>> Start PROVIDED RECORDS
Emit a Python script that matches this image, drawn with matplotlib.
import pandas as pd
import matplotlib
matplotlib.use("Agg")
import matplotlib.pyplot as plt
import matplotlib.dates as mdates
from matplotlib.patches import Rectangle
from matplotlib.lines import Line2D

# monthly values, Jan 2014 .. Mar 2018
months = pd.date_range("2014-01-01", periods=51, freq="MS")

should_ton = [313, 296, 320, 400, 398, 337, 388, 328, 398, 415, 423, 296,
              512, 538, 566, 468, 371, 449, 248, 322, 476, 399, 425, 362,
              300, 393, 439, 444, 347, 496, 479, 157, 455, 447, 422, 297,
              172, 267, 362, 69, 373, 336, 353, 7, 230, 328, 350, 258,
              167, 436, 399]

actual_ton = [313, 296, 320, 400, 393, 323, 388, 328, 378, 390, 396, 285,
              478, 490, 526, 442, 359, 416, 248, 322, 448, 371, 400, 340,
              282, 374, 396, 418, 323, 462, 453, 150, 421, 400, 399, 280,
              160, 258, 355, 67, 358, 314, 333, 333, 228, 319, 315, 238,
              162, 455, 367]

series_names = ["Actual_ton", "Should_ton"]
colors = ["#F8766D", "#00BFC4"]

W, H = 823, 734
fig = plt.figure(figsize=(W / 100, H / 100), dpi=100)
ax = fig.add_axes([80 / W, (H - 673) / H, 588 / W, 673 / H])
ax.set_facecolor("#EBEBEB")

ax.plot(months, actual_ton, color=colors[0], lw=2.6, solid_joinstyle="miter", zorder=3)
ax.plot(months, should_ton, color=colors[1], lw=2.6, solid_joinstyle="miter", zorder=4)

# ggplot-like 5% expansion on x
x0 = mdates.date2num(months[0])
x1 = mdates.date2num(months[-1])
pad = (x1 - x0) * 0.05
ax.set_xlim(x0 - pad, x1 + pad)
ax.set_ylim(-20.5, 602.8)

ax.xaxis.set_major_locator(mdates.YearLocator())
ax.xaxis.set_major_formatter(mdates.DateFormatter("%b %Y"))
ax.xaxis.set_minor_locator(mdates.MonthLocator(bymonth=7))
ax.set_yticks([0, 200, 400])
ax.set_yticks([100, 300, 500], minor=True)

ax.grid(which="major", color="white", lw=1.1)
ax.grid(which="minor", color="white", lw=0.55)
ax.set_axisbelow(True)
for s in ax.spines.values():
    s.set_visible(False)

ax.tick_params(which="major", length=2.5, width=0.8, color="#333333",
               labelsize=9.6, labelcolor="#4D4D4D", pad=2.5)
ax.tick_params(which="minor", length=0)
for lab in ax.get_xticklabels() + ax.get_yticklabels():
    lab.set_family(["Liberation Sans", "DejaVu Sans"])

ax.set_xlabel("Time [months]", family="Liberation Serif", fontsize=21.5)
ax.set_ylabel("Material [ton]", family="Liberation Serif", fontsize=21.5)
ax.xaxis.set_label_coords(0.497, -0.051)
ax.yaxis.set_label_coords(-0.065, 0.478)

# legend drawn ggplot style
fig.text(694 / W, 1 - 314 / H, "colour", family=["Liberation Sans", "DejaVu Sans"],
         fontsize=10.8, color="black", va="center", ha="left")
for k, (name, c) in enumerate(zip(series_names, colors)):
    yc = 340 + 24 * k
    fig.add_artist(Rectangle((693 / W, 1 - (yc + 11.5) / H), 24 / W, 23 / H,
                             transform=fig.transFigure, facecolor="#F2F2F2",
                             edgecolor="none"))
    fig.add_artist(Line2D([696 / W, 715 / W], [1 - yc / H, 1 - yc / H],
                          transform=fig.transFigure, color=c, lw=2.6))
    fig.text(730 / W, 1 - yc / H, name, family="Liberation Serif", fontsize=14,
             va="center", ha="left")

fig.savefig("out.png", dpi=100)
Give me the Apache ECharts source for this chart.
>> End PROVIDED RECORDS
SHORT PROBLEM:
Reproduce each record shown above without altering a single word.

EXERCISE ANSWER:
Emit a Python script that matches this image, drawn with matplotlib.
import pandas as pd
import matplotlib
matplotlib.use("Agg")
import matplotlib.pyplot as plt
import matplotlib.dates as mdates
from matplotlib.patches import Rectangle
from matplotlib.lines import Line2D

# monthly values, Jan 2014 .. Mar 2018
months = pd.date_range("2014-01-01", periods=51, freq="MS")

should_ton = [313, 296, 320, 400, 398, 337, 388, 328, 398, 415, 423, 296,
              512, 538, 566, 468, 371, 449, 248, 322, 476, 399, 425, 362,
              300, 393, 439, 444, 347, 496, 479, 157, 455, 447, 422, 297,
              172, 267, 362, 69, 373, 336, 353, 7, 230, 328, 350, 258,
              167, 436, 399]

actual_ton = [313, 296, 320, 400, 393, 323, 388, 328, 378, 390, 396, 285,
              478, 490, 526, 442, 359, 416, 248, 322, 448, 371, 400, 340,
              282, 374, 396, 418, 323, 462, 453, 150, 421, 400, 399, 280,
              160, 258, 355, 67, 358, 314, 333, 333, 228, 319, 315, 238,
              162, 455, 367]

series_names = ["Actual_ton", "Should_ton"]
colors = ["#F8766D", "#00BFC4"]

W, H = 823, 734
fig = plt.figure(figsize=(W / 100, H / 100), dpi=100)
ax = fig.add_axes([80 / W, (H - 673) / H, 588 / W, 673 / H])
ax.set_facecolor("#EBEBEB")

ax.plot(months, actual_ton, color=colors[0], lw=2.6, solid_joinstyle="miter", zorder=3)
ax.plot(months, should_ton, color=colors[1], lw=2.6, solid_joinstyle="miter", zorder=4)

# ggplot-like 5% expansion on x
x0 = mdates.date2num(months[0])
x1 = mdates.date2num(months[-1])
pad = (x1 - x0) * 0.05
ax.set_xlim(x0 - pad, x1 + pad)
ax.set_ylim(-20.5, 602.8)

ax.xaxis.set_major_locator(mdates.YearLocator())
ax.xaxis.set_major_formatter(mdates.DateFormatter("%b %Y"))
ax.xaxis.set_minor_locator(mdates.MonthLocator(bymonth=7))
ax.set_yticks([0, 200, 400])
ax.set_yticks([100, 300, 500], minor=True)

ax.grid(which="major", color="white", lw=1.1)
ax.grid(which="minor", color="white", lw=0.55)
ax.set_axisbelow(True)
for s in ax.spines.values():
    s.set_visible(False)

ax.tick_params(which="major", length=2.5, width=0.8, color="#333333",
               labelsize=9.6, labelcolor="#4D4D4D", pad=2.5)
ax.tick_params(which="minor", length=0)
for lab in ax.get_xticklabels() + ax.get_yticklabels():
    lab.set_family(["Liberation Sans", "DejaVu Sans"])

ax.set_xlabel("Time [months]", family="Liberation Serif", fontsize=21.5)
ax.set_ylabel("Material [ton]", family="Liberation Serif", fontsize=21.5)
ax.xaxis.set_label_coords(0.497, -0.051)
ax.yaxis.set_label_coords(-0.065, 0.478)

# legend drawn ggplot style
fig.text(694 / W, 1 - 314 / H, "colour", family=["Liberation Sans", "DejaVu Sans"],
         fontsize=10.8, color="black", va="center", ha="left")
for k, (name, c) in enumerate(zip(series_names, colors)):
    yc = 340 + 24 * k
    fig.add_artist(Rectangle((693 / W, 1 - (yc + 11.5) / H), 24 / W, 23 / H,
                             transform=fig.transFigure, facecolor="#F2F2F2",
                             edgecolor="none"))
    fig.add_artist(Line2D([696 / W, 715 / W], [1 - yc / H, 1 - yc / H],
                          transform=fig.transFigure, color=c, lw=2.6))
    fig.text(730 / W, 1 - yc / H, name, family="Liberation Serif", fontsize=14,
             va="center", ha="left")

fig.savefig("out.png", dpi=100)
Give me the Apache ECharts source for this chart.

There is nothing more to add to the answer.